Session Location: Oregon Convention Center
F01: Maximizing Forest Carbon Benefits of Land Protection: Decoding the Black Box of Carbon Data
Land trusts have a major role to play in addressing the climate crisis. Across the U.S. there are carbon-rich forests that are vulnerable to development, wildfire and a host of other threats. These lands must be protected. This session will explore how land trusts can effectively and efficiently identify these carbon-rich landscapes and then evaluate, at the parcel level, the carbon impact of conservation – now and into the future. Presenters will teach attendees how to navigate existing datasets and two publicly available online tools that can be used to create sophisticated carbon data analyses for any parcel or region in the lower 48 states. Presenters will also highlight use cases and examples of easement terms and management plan guidelines that can be used to improve carbon storage and sequestration. Lastly, we will discuss how carbon data can help build successful applications for new federal funds, including the $700 million Forest Legacy program. This session will be highly interactive and feedback from attendees will help shape future data and tool development being led by a host of national NGOs and the USFS. Note that this session is meant to support advancing forest carbon goals outside of carbon markets and will not discuss market trends.

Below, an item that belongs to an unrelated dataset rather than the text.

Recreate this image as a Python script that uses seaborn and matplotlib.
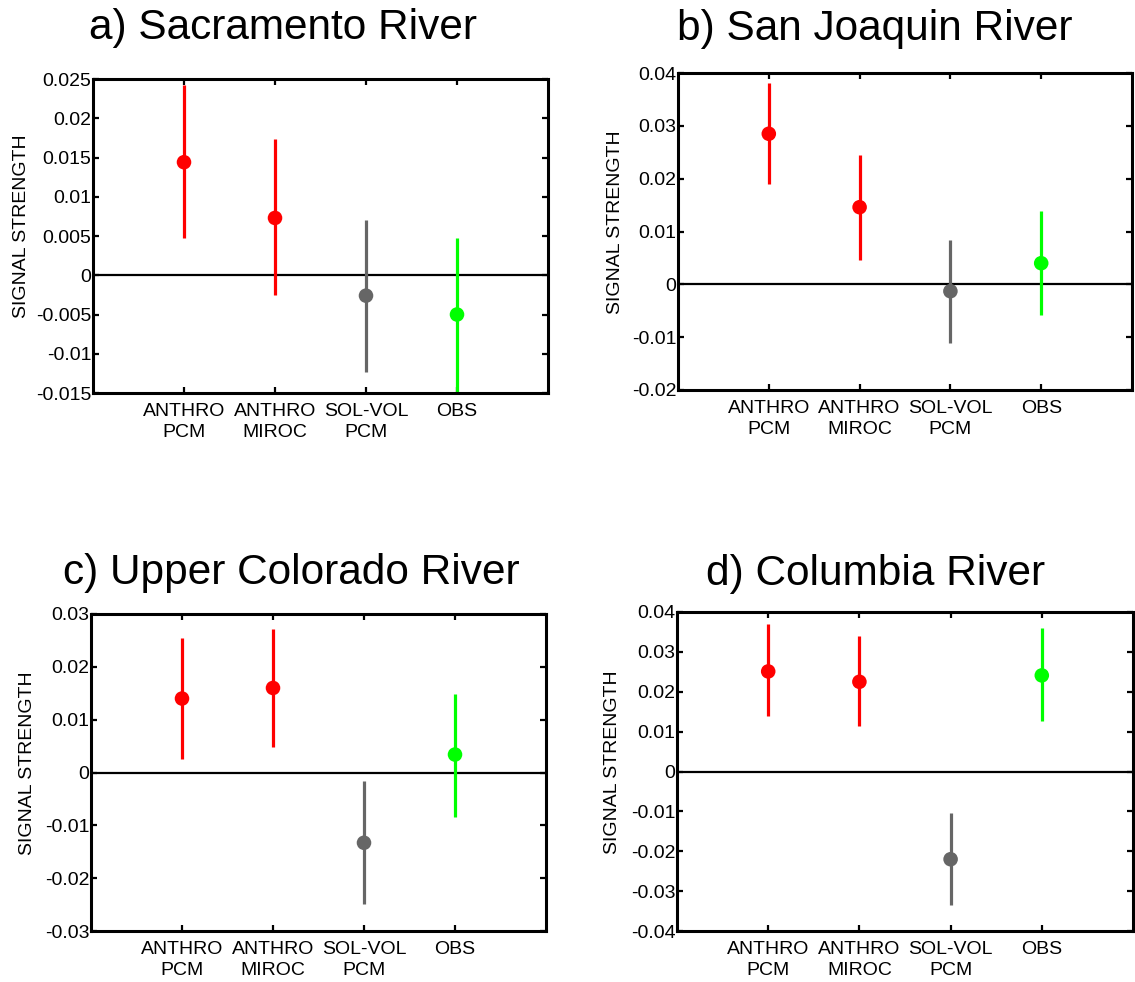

Session Location: Oregon Convention Center
F02: Forged in Fire: Collaborating for Wildfire Recovery and Resilience
The Sonoma Valley Wildlands Collaborative is a partnership between state, county and nonprofit land management organizations, working to improve wildfire resilience across 18,000 acres of public and private lands. Formed after the 2017 North Bay wildfires, our work is focused on fuel management and forest resilience projects, but the magic is the model of partnership. Built on consensus decision-making and a Memorandum of Agreement, the partnership provides opportunities for larger and more flexible funding streams, improved coordination and stakeholder engagement and resource sharing. Sonoma Land Trust is a member of the Collaborative, and acts as administrative lead on grant procurement and management. Since inception, we have received $3 million in state and foundation grants, and sped up the pace and scale of work in the region through coordination and capacity building. The flexibility of the land trust structure, in particular the ability to provide innovative financial and contract arrangements, allows this partnership to be more productive together than each of us can be on our own. The Collaborative is focused around wildfire recovery and resilience, but the structure and lessons from this session can be adapted and applied to conservation land challenges in any region or ecosystem.